Workers loading and unloading produce at the fruit and vegetable section in the Pasir Panjang Wholesale Centre. Business has never recovered since the Sars crisis in 2003, say stall owners. -- ST PHOTOS: MARK CHEONG
WHEN Pasir Panjang Wholesale Centre opened in 1983 to centralise the distribution of fruit, vegetables and dried goods, the grey complex with hangar-like buildings also served an unlikely purpose - as a place where couples went on dates.
"The sea used to be next to the centre. Couples would buy durians and stroll along the sea," said Mr Tay Khiam Back, 58, chairman of the centre's association.
Thirty-one years later, durians can still be bought there but love is no longer in the air: The land next door has been reclaimed and business at the once-bustling centre has quietened down.
Over the last decade or so, the centre has had more than its fair share of tragedy. In 2003, at the peak of the severe acute respiratory syndrome (Sars) outbreak, the centre was closed for 15 days when a wholesaler became infected. In 2004, Malaysian vegetable packer Took Leng How murdered eight-year-old Huang Na from China in a storeroom there.

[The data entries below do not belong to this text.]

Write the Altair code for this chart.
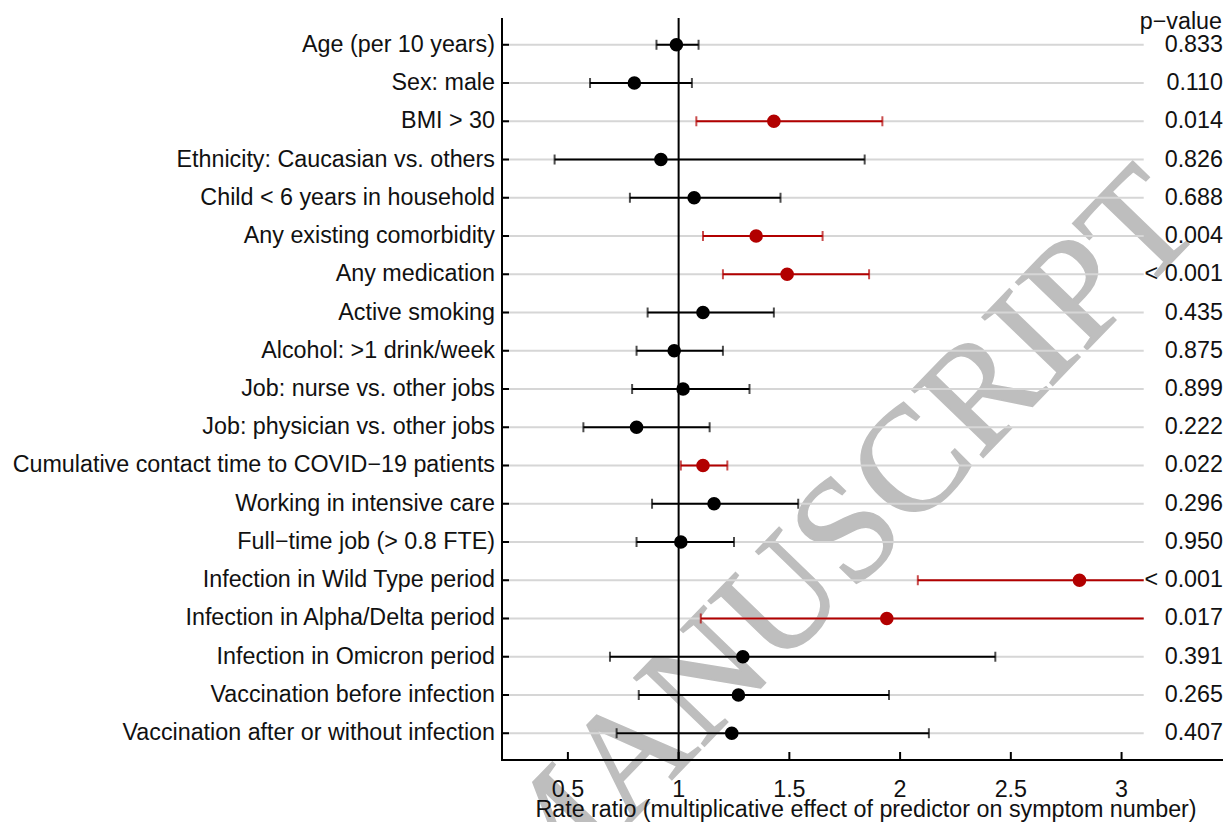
import altair as alt
import pandas as pd

labels = [
    "Age (per 10 years)",
    "Sex: male",
    "BMI > 30",
    "Ethnicity: Caucasian vs. others",
    "Child < 6 years in household",
    "Any existing comorbidity",
    "Any medication",
    "Active smoking",
    "Alcohol: >1 drink/week",
    "Job: nurse vs. other jobs",
    "Job: physician vs. other jobs",
    "Cumulative contact time to COVID\u221219 patients",
    "Working in intensive care",
    "Full\u2212time job (> 0.8 FTE)",
    "Infection in Wild Type period",
    "Infection in Alpha/Delta period",
    "Infection in Omicron period",
    "Vaccination before infection",
    "Vaccination after or without infection",
]
estimate = [0.99, 0.80, 1.43, 0.92, 1.07, 1.35, 1.49, 1.11, 0.98, 1.02,
            0.81, 1.11, 1.16, 1.01, 2.81, 1.94, 1.29, 1.27, 1.24]
ci_low = [0.90, 0.60, 1.08, 0.44, 0.78, 1.11, 1.20, 0.86, 0.81, 0.79,
          0.57, 1.01, 0.88, 0.81, 2.08, 1.10, 0.69, 0.82, 0.72]
ci_high = [1.09, 1.06, 1.92, 1.84, 1.46, 1.65, 1.86, 1.43, 1.20, 1.32,
           1.14, 1.22, 1.54, 1.25, 3.80, 3.42, 2.43, 1.95, 2.13]
p_text = ["0.833", "0.110", "0.014", "0.826", "0.688", "0.004", "< 0.001",
          "0.435", "0.875", "0.899", "0.222", "0.022", "0.296", "0.950",
          "< 0.001", "0.017", "0.391", "0.265", "0.407"]
x_ticks = [0.5, 1, 1.5, 2, 2.5, 3]
x_title = "Rate ratio (multiplicative effect of predictor on symptom number)"
p_header = "p\u2212value"
watermark_text = "MANUSCRIPT"

X_MIN, X_MAX = 0.2025, 3.458
CLIP = 3.1
W, H = 721, 742
FONT = "Liberation Sans"
FS = 23.3
INK = "#111111"
RED = "#b20000"


def is_sig(p):
    return p.startswith("<") or float(p) < 0.05


df = pd.DataFrame({
    "label": labels,
    "est": estimate,
    "lo": ci_low,
    "hi": ci_high,
    "p": p_text,
    "sig": ["yes" if is_sig(p) else "no" for p in p_text],
})
df["hi_c"] = df["hi"].clip(upper=CLIP)
df["capped"] = df["hi"] <= CLIP

xscale = alt.Scale(domain=[X_MIN, X_MAX], nice=False, zero=False)
yscale = alt.Scale(type="point", padding=0.7)
Y = alt.Y("label:N", sort=labels, scale=yscale, axis=None)
COLOR = alt.Color("sig:N", scale=alt.Scale(domain=["no", "yes"], range=["#000000", RED]), legend=None)

base = alt.Chart(df)
ticks_df = pd.DataFrame({"v": x_ticks})

watermark = alt.Chart(pd.DataFrame({"t": [watermark_text]})).mark_text(
    angle=314, font="Liberation Serif", fontSize=150, color="#bebebe",
    stroke="#bebebe", strokeWidth=1.5,
    align="center", baseline="middle"
).encode(x=alt.value(335), y=alt.value(526), text="t:N")

grid = base.mark_rule(color="#d6d6d6", strokeWidth=2).encode(
    y=Y, x=alt.X(datum=X_MIN, scale=xscale, axis=None), x2=alt.datum(CLIP))

# axis lines
yaxis_line = alt.Chart(pd.DataFrame({"a": [0]})).mark_rule(color="#000000", strokeWidth=2).encode(
    x=alt.value(0), y=alt.value(0), y2=alt.value(H + 1))
xaxis_line = alt.Chart(pd.DataFrame({"a": [0]})).mark_rule(color="#000000", strokeWidth=2).encode(
    x=alt.value(-1), x2=alt.value(W), y=alt.value(H))

# inward ticks
ytick = base.mark_rule(color="#000000", strokeWidth=2).encode(
    y=Y, x=alt.value(0), x2=alt.value(7))
xtick = alt.Chart(ticks_df).mark_rule(color="#000000", strokeWidth=2).encode(
    x=alt.X("v:Q", scale=xscale, axis=None), y=alt.value(H), y2=alt.value(H - 8))

# axis labels and title
ylabels = base.mark_text(align="right", baseline="middle", font=FONT, fontSize=FS, color=INK).encode(
    y=Y, x=alt.value(-7), text="label:N")
xlabels = alt.Chart(ticks_df).mark_text(align="center", baseline="middle", font=FONT, fontSize=FS, color=INK).encode(
    x=alt.X("v:Q", scale=xscale, axis=None), y=alt.value(H + 30), text=alt.Text("v:Q", format="~g"))
xtitle = alt.Chart(pd.DataFrame({"t": [x_title]})).mark_text(
    align="center", baseline="middle", font=FONT, fontSize=FS, color=INK).encode(
    x=alt.value(364), y=alt.value(H + 50), text="t:N")

vline = alt.Chart(pd.DataFrame({"v": [1]})).mark_rule(color="#000000", strokeWidth=2).encode(
    x=alt.X("v:Q", scale=xscale, axis=None))

ci = base.mark_rule(strokeWidth=2).encode(
    y=Y, x=alt.X("lo:Q", scale=xscale, axis=None), x2="hi_c:Q", color=COLOR)

cap_lo = base.mark_tick(thickness=2, size=10).encode(
    y=Y, x=alt.X("lo:Q", scale=xscale, axis=None), color=COLOR)
cap_hi = base.transform_filter("datum.capped").mark_tick(thickness=2, size=10).encode(
    y=Y, x=alt.X("hi:Q", scale=xscale, axis=None), color=COLOR)

points = base.mark_circle(size=185, opacity=1).encode(
    y=Y, x=alt.X("est:Q", scale=xscale, axis=None), color=COLOR)

ptext = base.mark_text(align="right", baseline="middle", font=FONT, fontSize=FS, color=INK).encode(
    y=Y, x=alt.X(datum=X_MAX, scale=xscale, axis=None), text="p:N")

phead = alt.Chart(pd.DataFrame({"t": [p_header]})).mark_text(
    align="right", baseline="middle", font=FONT, fontSize=FS, color=INK, dx=-1).encode(
    x=alt.X(datum=X_MAX, scale=xscale, axis=None), y=alt.value(4), text="t:N")

chart = alt.layer(
    watermark, grid, yaxis_line, xaxis_line, ytick, xtick, ylabels, xlabels, xtitle,
    vline, ci, cap_lo, cap_hi, points, ptext, phead
).properties(
    width=W, height=H,
    autosize=alt.AutoSizeParams(type="none"),
    padding={"left": 494, "top": 10, "right": 0, "bottom": 62},
).configure_view(stroke=None)

chart.save("out.html", embed_options={"renderer": "svg", "actions": False})
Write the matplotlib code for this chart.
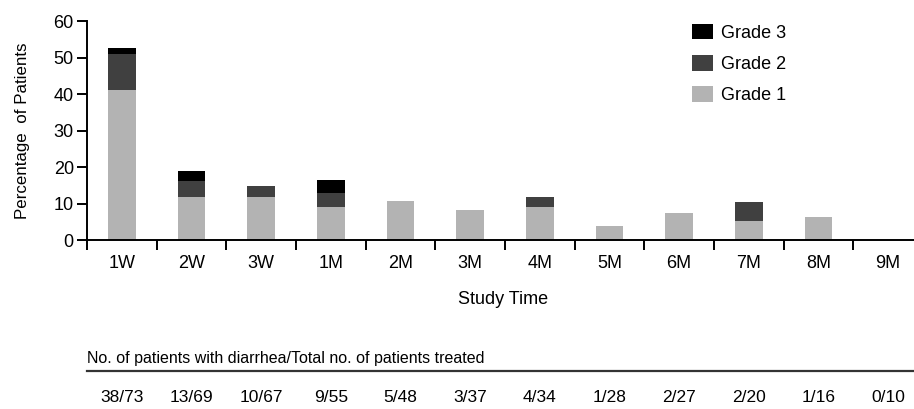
import matplotlib
matplotlib.use('Agg')
import matplotlib.pyplot as plt
import matplotlib.transforms as mtransforms
from matplotlib.lines import Line2D
import numpy as np

plt.rcParams['font.family'] = ['Liberation Sans', 'DejaVu Sans']

# study time points
periods = ['1W', '2W', '3W', '1M', '2M', '3M', '4M', '5M', '6M', '7M', '8M', '9M']
# percentage of patients by grade
grade1 = [41.1, 11.8, 11.9, 9.1, 10.6, 8.1, 9.0, 3.7, 7.5, 5.3, 6.4, 0]
grade2 = [9.9, 4.4, 3.0, 3.7, 0, 0, 2.9, 0, 0, 5.0, 0, 0]
grade3 = [1.6, 2.8, 0, 3.6, 0, 0, 0, 0, 0, 0, 0, 0]
# patients with diarrhea / patients treated
counts = ['38/73', '13/69', '10/67', '9/55', '5/48', '3/37', '4/34', '1/28',
          '2/27', '2/20', '1/16', '0/10']

c1 = '#b3b3b3'
c2 = '#404040'
c3 = '#000000'

fig = plt.figure(figsize=(9.14, 4.09), dpi=100)
ax = fig.add_axes([87/914, 1-240/409, 836/914, 219/409])

x = np.arange(len(periods))
g1 = np.array(grade1)
g2 = np.array(grade2)
g3 = np.array(grade3)
w = 0.4
ax.bar(x, g1, w, color=c1, label='Grade 1')
ax.bar(x, g2, w, bottom=g1, color=c2, label='Grade 2')
ax.bar(x, g3, w, bottom=g1+g2, color=c3, label='Grade 3')

ax.set_xlim(-0.5, 11.5)
ax.set_ylim(0, 60)
ax.set_yticks(range(0, 61, 10))
ax.spines['top'].set_visible(False)
ax.spines['right'].set_visible(False)
ax.spines['left'].set_linewidth(1.4)
ax.spines['bottom'].set_linewidth(1.4)

# boundary ticks without labels, labels at category centers
ax.set_xticks(np.arange(-0.5, 12, 1))
ax.set_xticklabels([])
ax.set_xticks(x, minor=True)
ax.set_xticklabels(periods, minor=True, fontsize=13)
ax.tick_params(axis='x', which='major', direction='out', length=7.5, width=1.4)
ax.tick_params(axis='x', which='minor', length=0, pad=10.5)
ax.tick_params(axis='y', direction='out', length=7.5, width=1.4, labelsize=13, pad=2)

ax.set_ylabel('Percentage  of Patients', fontsize=12.2)
ax.yaxis.set_label_coords(-(87-30)/836, 0.5)

h, l = ax.get_legend_handles_labels()
leg = ax.legend(h[::-1], l[::-1], loc='upper left', bbox_to_anchor=(692/914, 1-24/409),
                bbox_transform=fig.transFigure, frameon=False, fontsize=13,
                handlelength=1.15, handleheight=0.93, handletextpad=0.45,
                labelspacing=0.74, borderpad=0, borderaxespad=0)

fig.text(503/914, 1-300/409, 'Study Time', fontsize=13, ha='center', va='center')
fig.text(87/914, 1-358/409, 'No. of patients with diarrhea/Total no. of patients treated',
         fontsize=11.5, ha='left', va='center')
fig.add_artist(Line2D([87/914, 1.0], [1-371/409, 1-371/409], transform=fig.transFigure,
                      color='#333333', lw=1.6))

trans = mtransforms.blended_transform_factory(ax.transData, fig.transFigure)
for xi, c in zip(x, counts):
    ax.text(xi, 1-398/409, c, transform=trans, fontsize=12.5, ha='center', va='center',
            clip_on=False)

fig.savefig('out.png', dpi=100)
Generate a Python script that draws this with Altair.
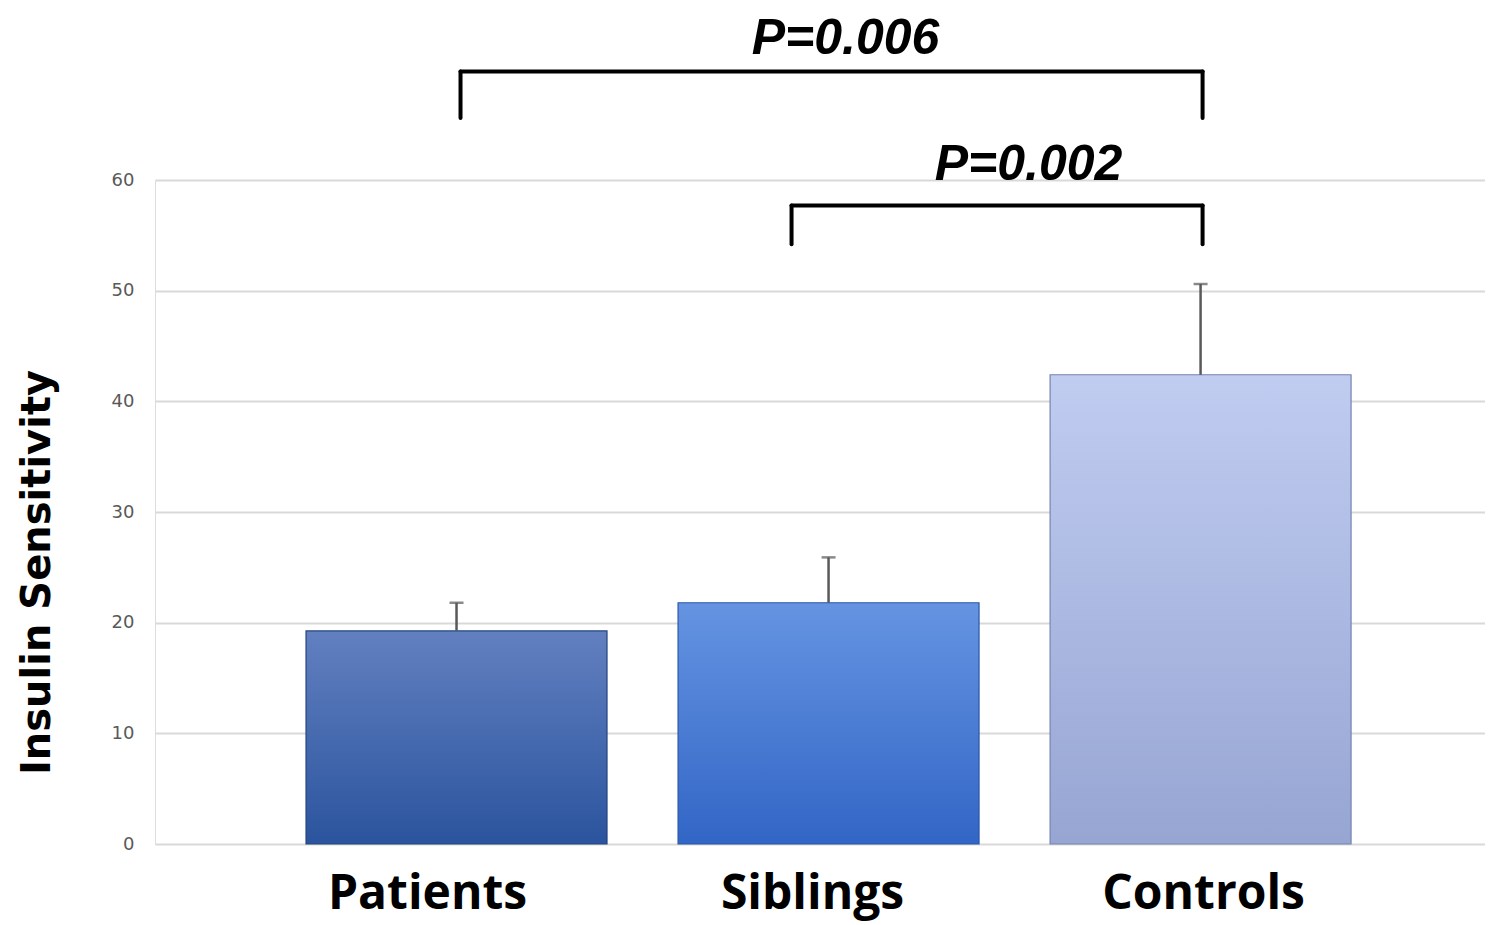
import altair as alt
import pandas as pd

# ---- data ----
groups = ["Patients", "Siblings", "Controls"]
means = [19.25, 21.8, 42.4]
errors = [2.55, 4.1, 8.2]

# gradient colours (top, bottom, edge) per bar
grad_top = ["#6280c0", "#6594e2", "#c0ccf0"]
grad_bottom = ["#2b549e", "#3266c6", "#97a5d3"]
edge = ["#22447f", "#2a56a8", "#7583b0"]

# significance brackets
p_labels = ["P=0.006", "P=0.002"]
br_from = ["Patients", "Siblings"]
br_to = ["Controls", "Controls"]
br_top = [69.8, 57.7]
br_end = [65.6, 54.2]
p_y = [71.4, 60.0]
# pixel nudges (style): left end, right end, label
br_from_dx = [4, -37]
br_to_dx = [2, 2]
p_anchor = ["Siblings", "Controls"]
p_dx = [17, -172]

df = pd.DataFrame({"group": groups, "mean": means, "err": errors})
df["hi"] = df["mean"] + df["err"]

x_scale = alt.Scale(domain=groups, paddingInner=0.191, paddingOuter=0.383, align=0.53)
y_scale = alt.Scale(domain=[0, 60])

label_shift = {"expr": "datum.value == 'Patients' ? -29 : (datum.value == 'Siblings' ? -16 : 3)"}

x_enc = alt.X("group:N", scale=x_scale, sort=groups,
              axis=alt.Axis(title=None, labelAngle=0, labelFont="Open Sans",
                            labelFontWeight="bold", labelFontSize=48, labelLimit=0,
                            labelColor="#000000", labelPadding=26,
                            labelOffset=label_shift,
                            domain=False, ticks=False, grid=False))
y_enc = alt.Y("mean:Q", scale=y_scale,
              axis=alt.Axis(title="Insulin Sensitivity", values=[0, 10, 20, 30, 40, 50, 60],
                            labelFont="DejaVu Sans", labelFontSize=18, labelColor="#595959",
                            labelPadding=21, ticks=False, domain=False,
                            gridColor="#d9d9d9", gridWidth=2,
                            titleFont="DejaVu Sans", titleFontSize=40, titleFontWeight="bold",
                            titleColor="#000000", titleAngle=270, titleAlign="center",
                            titleBaseline="bottom", titleX=-98, titleY=392))

base = alt.Chart(df)

layers = []
for i, g in enumerate(groups):
    grad = {"gradient": "linear", "x1": 0, "y1": 0, "x2": 0, "y2": 1,
            "stops": [{"offset": 0, "color": grad_top[i]},
                      {"offset": 1, "color": grad_bottom[i]}]}
    layers.append(
        base.transform_filter(alt.datum.group == g)
        .mark_bar(fill=grad, stroke=edge[i], strokeWidth=1.2)
        .encode(x=x_enc, y=y_enc)
    )

err_rule = base.mark_rule(color="#595959", strokeWidth=2.5).encode(
    x=alt.X("group:N", scale=x_scale, sort=groups), y="mean:Q", y2="hi:Q")
err_cap = base.mark_tick(color="#595959", size=14, thickness=2.5).encode(
    x=alt.X("group:N", scale=x_scale, sort=groups), y=alt.Y("hi:Q", scale=y_scale))

layers += [err_rule, err_cap]

for k in range(len(p_labels)):
    bdf = pd.DataFrame({"a": [br_from[k]], "b": [br_to[k]], "top": [br_top[k]],
                        "end": [br_end[k]], "py": [p_y[k]], "anchor": [p_anchor[k]],
                        "label": [p_labels[k]]})
    bc = alt.Chart(bdf)
    horiz = bc.mark_rule(color="black", strokeWidth=4, strokeCap="round",
                         xOffset=br_from_dx[k], x2Offset=br_to_dx[k]).encode(
        x=alt.X("a:N", scale=x_scale, sort=groups), x2="b:N", y=alt.Y("top:Q", scale=y_scale))
    left = bc.mark_rule(color="black", strokeWidth=4, strokeCap="round",
                        xOffset=br_from_dx[k]).encode(
        x=alt.X("a:N", scale=x_scale, sort=groups), y=alt.Y("top:Q", scale=y_scale), y2="end:Q")
    right = bc.mark_rule(color="black", strokeWidth=4, strokeCap="round",
                         xOffset=br_to_dx[k]).encode(
        x=alt.X("b:N", scale=x_scale, sort=groups), y=alt.Y("top:Q", scale=y_scale), y2="end:Q")
    txt = bc.mark_text(font="Liberation Sans", fontWeight="bold", fontStyle="italic", fontSize=50,
                       color="black", align="center", baseline="alphabetic", dx=p_dx[k]).encode(
        x=alt.X("anchor:N", scale=x_scale, sort=groups), y=alt.Y("py:Q", scale=y_scale),
        text="label:N")
    layers += [horiz, left, right, txt]

chart = alt.layer(*layers).properties(
    width=1330, height=664,
    autosize=alt.AutoSizeParams(type="none"),
    padding={"left": 147, "top": 172, "right": 0, "bottom": 81},
).configure_view(stroke=None).configure(background="white")

chart.save("out.html", embed_options={"renderer": "svg", "actions": False})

Physically, not much has changed.
Some 1,405 stalls, shops, offices and cold rooms are housed in 26 blocks in a complex as big as 20 football fields. The site has its own canteen and an auction hall where hundreds of wet market vendors and restaurant owners gather during the wee hours to bid for the freshest groceries.
In the day, though, the place is almost like a ghost town. It is quiet except for a handful of workers loading and unloading goods and shopowners milling about. Few customers walk in.
Sellers said the centre never recovered from the hit it took during Sars.
"I lost half of my customers," said Mr Ong Chor Keng, 53, owner of dried goods store Goh Yeow Heng. Stacks of dried mushrooms, shrimps and an assortment of nuts are placed outside the store. Inside, rows of made-in-China canned food lined the shelves.
Consumers would rather go to their nearby supermarkets to shop in comfort and at their convenience, he said. Gone are the days when housewives would buy in bulk to feed big families.
"New housewives don't cook as often," he said. "People eat canned food less because they're worried about MSG. They see that my canned food is 'made-in-China', they don't trust it." MSG, monosodium glutamate, is a flavour-enhancing food additive.
His clients - owners of small shops in wet markets - also visit less often. "Twenty years ago, they would make three trips a week here. Now, once a week or every two weeks," he said.
Ms Xie Li Fen, 39, who runs Bee Seng Fruit Supply, agreed that the plum days are over. "Our lifestyles have changed and the trend is for customers to shop in supermarkets instead. The minimarts are affected, and we are also affected," she said.
Mr Lee Desmond Bernavey, 40, director of fruit and vegetable wholesaler FreshDirect, said retailers now have more places to get supplies from.
Businesses are bypassing them and getting supplies directly from Malaysia, he said. Trucks would just pass through Customs and deliver straight to wet markets or restaurants.
Things are not all bleak though. There are still regular customers, like Ms Amy Foo. The housewife, in her 50s, buys fruits and dried goods at the centre about once a month "because they are cheaper and fresher than at supermarkets". "I normally buy in bulk to share with my friends," she said.
Plans are in the works to improve the centre's operations and accessibility. For one thing, a common pool of delivery vehicles will be put in place to make deliveries more efficient, said the association's Mr Tay.
The Housing Board will also be carrying out upgrading works such as replacing the cold room system, constructing linkways and creating a new entrance and exit from Harbour Drive, a spokesman told The Straits Times. No time frame has been fixed.
But some, like Mr Ong, are not excited by the prospects of renewal. "My children are not going to take over my business. It's only a matter of time before I close my shop," he said.